Skip the images and return the records below exactly.

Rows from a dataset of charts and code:
==============================

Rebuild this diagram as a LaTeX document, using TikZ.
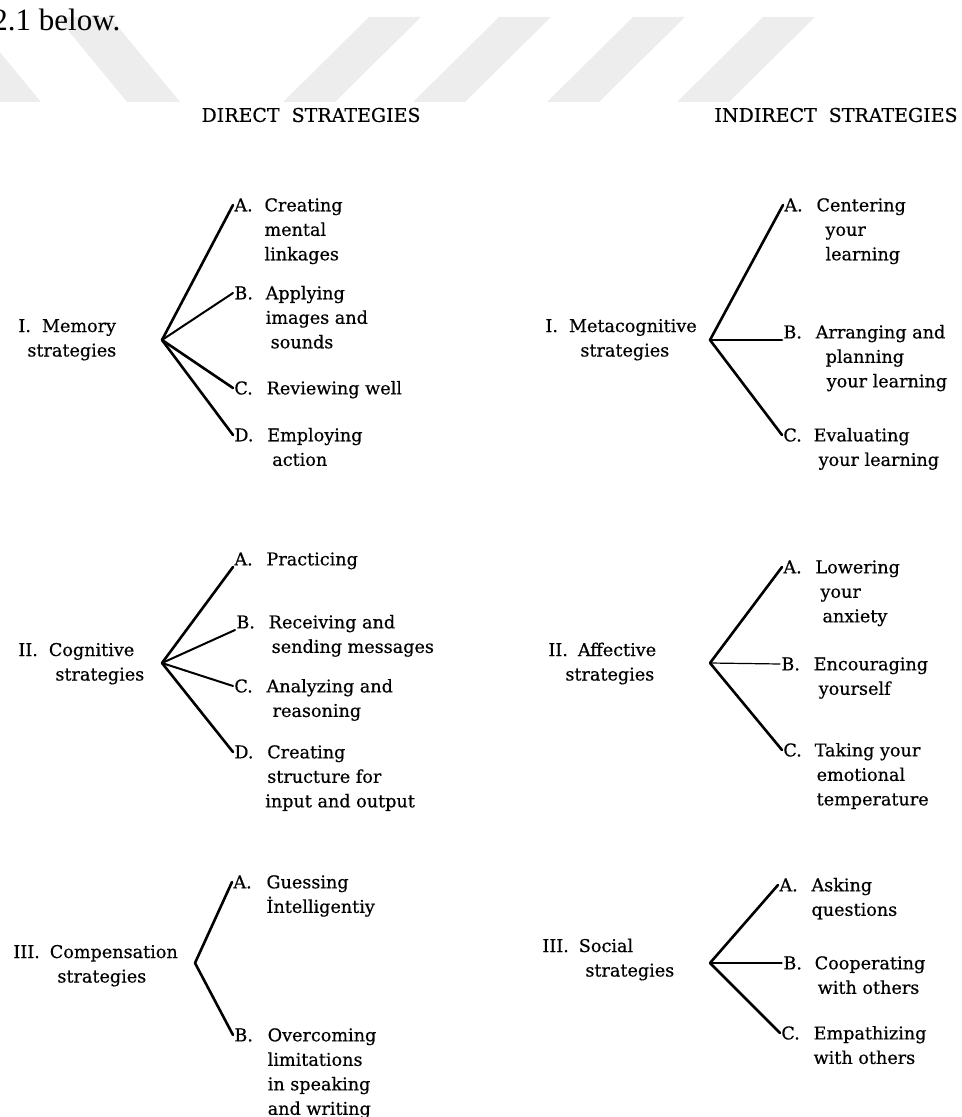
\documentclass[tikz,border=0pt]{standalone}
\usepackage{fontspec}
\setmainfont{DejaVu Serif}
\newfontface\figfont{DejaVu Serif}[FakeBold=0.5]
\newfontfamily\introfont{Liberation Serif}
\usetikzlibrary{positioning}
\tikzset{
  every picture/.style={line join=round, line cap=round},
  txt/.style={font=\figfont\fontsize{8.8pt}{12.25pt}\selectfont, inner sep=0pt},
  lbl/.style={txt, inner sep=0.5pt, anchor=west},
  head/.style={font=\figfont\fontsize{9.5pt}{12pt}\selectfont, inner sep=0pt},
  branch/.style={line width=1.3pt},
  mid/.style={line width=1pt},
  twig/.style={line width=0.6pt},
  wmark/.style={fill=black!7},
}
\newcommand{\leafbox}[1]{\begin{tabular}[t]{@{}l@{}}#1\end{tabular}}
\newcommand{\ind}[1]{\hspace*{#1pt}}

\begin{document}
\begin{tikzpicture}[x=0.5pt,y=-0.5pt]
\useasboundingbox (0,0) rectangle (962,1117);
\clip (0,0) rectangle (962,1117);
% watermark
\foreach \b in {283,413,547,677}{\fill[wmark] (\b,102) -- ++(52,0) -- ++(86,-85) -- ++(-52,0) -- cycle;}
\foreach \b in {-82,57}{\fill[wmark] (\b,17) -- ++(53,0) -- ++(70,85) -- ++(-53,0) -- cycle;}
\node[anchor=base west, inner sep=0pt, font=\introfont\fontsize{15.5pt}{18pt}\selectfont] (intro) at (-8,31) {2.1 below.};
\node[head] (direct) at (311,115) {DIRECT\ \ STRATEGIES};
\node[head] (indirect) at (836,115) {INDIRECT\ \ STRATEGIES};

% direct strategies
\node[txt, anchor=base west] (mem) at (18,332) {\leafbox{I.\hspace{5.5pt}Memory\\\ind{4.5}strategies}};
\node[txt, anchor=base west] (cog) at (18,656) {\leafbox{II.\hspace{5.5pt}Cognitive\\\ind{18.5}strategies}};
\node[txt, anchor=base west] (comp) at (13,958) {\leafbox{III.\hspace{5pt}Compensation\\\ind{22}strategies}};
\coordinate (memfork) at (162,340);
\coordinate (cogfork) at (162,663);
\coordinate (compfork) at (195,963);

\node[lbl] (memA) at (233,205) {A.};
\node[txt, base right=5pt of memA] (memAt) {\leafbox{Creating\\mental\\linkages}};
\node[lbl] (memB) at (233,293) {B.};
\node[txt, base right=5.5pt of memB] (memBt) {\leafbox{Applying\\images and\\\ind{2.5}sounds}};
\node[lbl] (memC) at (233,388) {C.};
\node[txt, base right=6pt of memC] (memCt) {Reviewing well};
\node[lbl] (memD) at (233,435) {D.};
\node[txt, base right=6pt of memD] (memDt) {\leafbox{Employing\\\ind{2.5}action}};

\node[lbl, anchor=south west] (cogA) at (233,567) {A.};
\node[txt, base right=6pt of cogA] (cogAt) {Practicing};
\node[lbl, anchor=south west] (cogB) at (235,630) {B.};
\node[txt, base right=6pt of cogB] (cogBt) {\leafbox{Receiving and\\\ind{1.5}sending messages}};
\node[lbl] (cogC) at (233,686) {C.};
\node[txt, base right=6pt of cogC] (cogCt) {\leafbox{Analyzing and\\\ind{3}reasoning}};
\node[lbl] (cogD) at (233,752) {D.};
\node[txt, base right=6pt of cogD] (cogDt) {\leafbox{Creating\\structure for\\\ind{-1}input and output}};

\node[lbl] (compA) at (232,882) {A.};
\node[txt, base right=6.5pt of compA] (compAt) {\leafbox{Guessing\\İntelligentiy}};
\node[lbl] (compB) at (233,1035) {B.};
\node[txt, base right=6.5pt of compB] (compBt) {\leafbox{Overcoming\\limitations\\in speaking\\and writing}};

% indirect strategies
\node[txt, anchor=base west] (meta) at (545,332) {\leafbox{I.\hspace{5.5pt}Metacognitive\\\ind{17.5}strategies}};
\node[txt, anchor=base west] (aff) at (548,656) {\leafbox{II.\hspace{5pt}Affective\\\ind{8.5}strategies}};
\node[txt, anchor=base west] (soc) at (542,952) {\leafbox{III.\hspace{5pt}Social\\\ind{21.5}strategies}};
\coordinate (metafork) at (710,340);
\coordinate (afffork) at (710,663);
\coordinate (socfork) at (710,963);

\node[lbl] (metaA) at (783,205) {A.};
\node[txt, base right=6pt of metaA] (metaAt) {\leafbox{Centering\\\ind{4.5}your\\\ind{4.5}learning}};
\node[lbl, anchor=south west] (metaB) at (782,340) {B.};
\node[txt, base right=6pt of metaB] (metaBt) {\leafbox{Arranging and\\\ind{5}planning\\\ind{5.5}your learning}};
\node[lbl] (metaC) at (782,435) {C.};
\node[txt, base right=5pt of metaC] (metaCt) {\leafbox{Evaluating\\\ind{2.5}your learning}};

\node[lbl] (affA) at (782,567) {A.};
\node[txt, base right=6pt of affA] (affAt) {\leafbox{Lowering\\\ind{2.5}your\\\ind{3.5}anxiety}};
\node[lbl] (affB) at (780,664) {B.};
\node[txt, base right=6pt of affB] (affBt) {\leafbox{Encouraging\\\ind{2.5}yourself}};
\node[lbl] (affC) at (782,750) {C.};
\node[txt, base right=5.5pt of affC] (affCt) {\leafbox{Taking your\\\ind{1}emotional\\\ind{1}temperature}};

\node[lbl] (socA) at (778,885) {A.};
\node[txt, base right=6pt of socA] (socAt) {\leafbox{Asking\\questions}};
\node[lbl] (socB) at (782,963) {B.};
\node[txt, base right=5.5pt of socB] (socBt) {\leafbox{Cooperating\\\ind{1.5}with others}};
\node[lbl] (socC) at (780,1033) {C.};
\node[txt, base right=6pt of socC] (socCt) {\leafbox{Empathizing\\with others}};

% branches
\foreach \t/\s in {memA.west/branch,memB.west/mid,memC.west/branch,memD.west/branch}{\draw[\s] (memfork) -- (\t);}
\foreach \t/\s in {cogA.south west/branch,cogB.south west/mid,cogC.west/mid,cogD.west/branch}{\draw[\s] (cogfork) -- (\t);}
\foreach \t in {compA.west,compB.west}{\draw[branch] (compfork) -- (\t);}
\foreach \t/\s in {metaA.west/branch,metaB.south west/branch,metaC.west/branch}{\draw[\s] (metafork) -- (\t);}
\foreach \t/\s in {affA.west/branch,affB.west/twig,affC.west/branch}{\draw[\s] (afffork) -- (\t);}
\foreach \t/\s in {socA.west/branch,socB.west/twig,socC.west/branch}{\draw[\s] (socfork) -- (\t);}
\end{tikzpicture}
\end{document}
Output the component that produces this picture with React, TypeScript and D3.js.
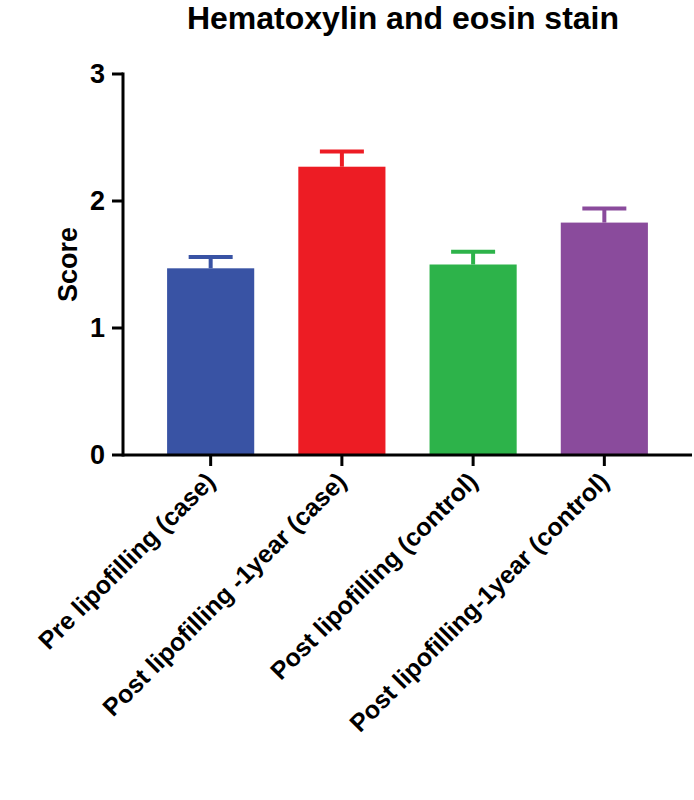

==============================

_Exercise output_
Rebuild this diagram as a LaTeX document, using TikZ.
\documentclass[tikz,border=0pt]{standalone}
\usepackage{fontspec}
\setmainfont{DejaVu Serif}
\newfontface\figfont{DejaVu Serif}[FakeBold=0.5]
\newfontfamily\introfont{Liberation Serif}
\usetikzlibrary{positioning}
\tikzset{
  every picture/.style={line join=round, line cap=round},
  txt/.style={font=\figfont\fontsize{8.8pt}{12.25pt}\selectfont, inner sep=0pt},
  lbl/.style={txt, inner sep=0.5pt, anchor=west},
  head/.style={font=\figfont\fontsize{9.5pt}{12pt}\selectfont, inner sep=0pt},
  branch/.style={line width=1.3pt},
  mid/.style={line width=1pt},
  twig/.style={line width=0.6pt},
  wmark/.style={fill=black!7},
}
\newcommand{\leafbox}[1]{\begin{tabular}[t]{@{}l@{}}#1\end{tabular}}
\newcommand{\ind}[1]{\hspace*{#1pt}}

\begin{document}
\begin{tikzpicture}[x=0.5pt,y=-0.5pt]
\useasboundingbox (0,0) rectangle (962,1117);
\clip (0,0) rectangle (962,1117);
% watermark
\foreach \b in {283,413,547,677}{\fill[wmark] (\b,102) -- ++(52,0) -- ++(86,-85) -- ++(-52,0) -- cycle;}
\foreach \b in {-82,57}{\fill[wmark] (\b,17) -- ++(53,0) -- ++(70,85) -- ++(-53,0) -- cycle;}
\node[anchor=base west, inner sep=0pt, font=\introfont\fontsize{15.5pt}{18pt}\selectfont] (intro) at (-8,31) {2.1 below.};
\node[head] (direct) at (311,115) {DIRECT\ \ STRATEGIES};
\node[head] (indirect) at (836,115) {INDIRECT\ \ STRATEGIES};

% direct strategies
\node[txt, anchor=base west] (mem) at (18,332) {\leafbox{I.\hspace{5.5pt}Memory\\\ind{4.5}strategies}};
\node[txt, anchor=base west] (cog) at (18,656) {\leafbox{II.\hspace{5.5pt}Cognitive\\\ind{18.5}strategies}};
\node[txt, anchor=base west] (comp) at (13,958) {\leafbox{III.\hspace{5pt}Compensation\\\ind{22}strategies}};
\coordinate (memfork) at (162,340);
\coordinate (cogfork) at (162,663);
\coordinate (compfork) at (195,963);

\node[lbl] (memA) at (233,205) {A.};
\node[txt, base right=5pt of memA] (memAt) {\leafbox{Creating\\mental\\linkages}};
\node[lbl] (memB) at (233,293) {B.};
\node[txt, base right=5.5pt of memB] (memBt) {\leafbox{Applying\\images and\\\ind{2.5}sounds}};
\node[lbl] (memC) at (233,388) {C.};
\node[txt, base right=6pt of memC] (memCt) {Reviewing well};
\node[lbl] (memD) at (233,435) {D.};
\node[txt, base right=6pt of memD] (memDt) {\leafbox{Employing\\\ind{2.5}action}};

\node[lbl, anchor=south west] (cogA) at (233,567) {A.};
\node[txt, base right=6pt of cogA] (cogAt) {Practicing};
\node[lbl, anchor=south west] (cogB) at (235,630) {B.};
\node[txt, base right=6pt of cogB] (cogBt) {\leafbox{Receiving and\\\ind{1.5}sending messages}};
\node[lbl] (cogC) at (233,686) {C.};
\node[txt, base right=6pt of cogC] (cogCt) {\leafbox{Analyzing and\\\ind{3}reasoning}};
\node[lbl] (cogD) at (233,752) {D.};
\node[txt, base right=6pt of cogD] (cogDt) {\leafbox{Creating\\structure for\\\ind{-1}input and output}};

\node[lbl] (compA) at (232,882) {A.};
\node[txt, base right=6.5pt of compA] (compAt) {\leafbox{Guessing\\İntelligentiy}};
\node[lbl] (compB) at (233,1035) {B.};
\node[txt, base right=6.5pt of compB] (compBt) {\leafbox{Overcoming\\limitations\\in speaking\\and writing}};

% indirect strategies
\node[txt, anchor=base west] (meta) at (545,332) {\leafbox{I.\hspace{5.5pt}Metacognitive\\\ind{17.5}strategies}};
\node[txt, anchor=base west] (aff) at (548,656) {\leafbox{II.\hspace{5pt}Affective\\\ind{8.5}strategies}};
\node[txt, anchor=base west] (soc) at (542,952) {\leafbox{III.\hspace{5pt}Social\\\ind{21.5}strategies}};
\coordinate (metafork) at (710,340);
\coordinate (afffork) at (710,663);
\coordinate (socfork) at (710,963);

\node[lbl] (metaA) at (783,205) {A.};
\node[txt, base right=6pt of metaA] (metaAt) {\leafbox{Centering\\\ind{4.5}your\\\ind{4.5}learning}};
\node[lbl, anchor=south west] (metaB) at (782,340) {B.};
\node[txt, base right=6pt of metaB] (metaBt) {\leafbox{Arranging and\\\ind{5}planning\\\ind{5.5}your learning}};
\node[lbl] (metaC) at (782,435) {C.};
\node[txt, base right=5pt of metaC] (metaCt) {\leafbox{Evaluating\\\ind{2.5}your learning}};

\node[lbl] (affA) at (782,567) {A.};
\node[txt, base right=6pt of affA] (affAt) {\leafbox{Lowering\\\ind{2.5}your\\\ind{3.5}anxiety}};
\node[lbl] (affB) at (780,664) {B.};
\node[txt, base right=6pt of affB] (affBt) {\leafbox{Encouraging\\\ind{2.5}yourself}};
\node[lbl] (affC) at (782,750) {C.};
\node[txt, base right=5.5pt of affC] (affCt) {\leafbox{Taking your\\\ind{1}emotional\\\ind{1}temperature}};

\node[lbl] (socA) at (778,885) {A.};
\node[txt, base right=6pt of socA] (socAt) {\leafbox{Asking\\questions}};
\node[lbl] (socB) at (782,963) {B.};
\node[txt, base right=5.5pt of socB] (socBt) {\leafbox{Cooperating\\\ind{1.5}with others}};
\node[lbl] (socC) at (780,1033) {C.};
\node[txt, base right=6pt of socC] (socCt) {\leafbox{Empathizing\\with others}};

% branches
\foreach \t/\s in {memA.west/branch,memB.west/mid,memC.west/branch,memD.west/branch}{\draw[\s] (memfork) -- (\t);}
\foreach \t/\s in {cogA.south west/branch,cogB.south west/mid,cogC.west/mid,cogD.west/branch}{\draw[\s] (cogfork) -- (\t);}
\foreach \t in {compA.west,compB.west}{\draw[branch] (compfork) -- (\t);}
\foreach \t/\s in {metaA.west/branch,metaB.south west/branch,metaC.west/branch}{\draw[\s] (metafork) -- (\t);}
\foreach \t/\s in {affA.west/branch,affB.west/twig,affC.west/branch}{\draw[\s] (afffork) -- (\t);}
\foreach \t/\s in {socA.west/branch,socB.west/twig,socC.west/branch}{\draw[\s] (socfork) -- (\t);}
\end{tikzpicture}
\end{document}
Output the component that produces this picture with React, TypeScript and D3.js.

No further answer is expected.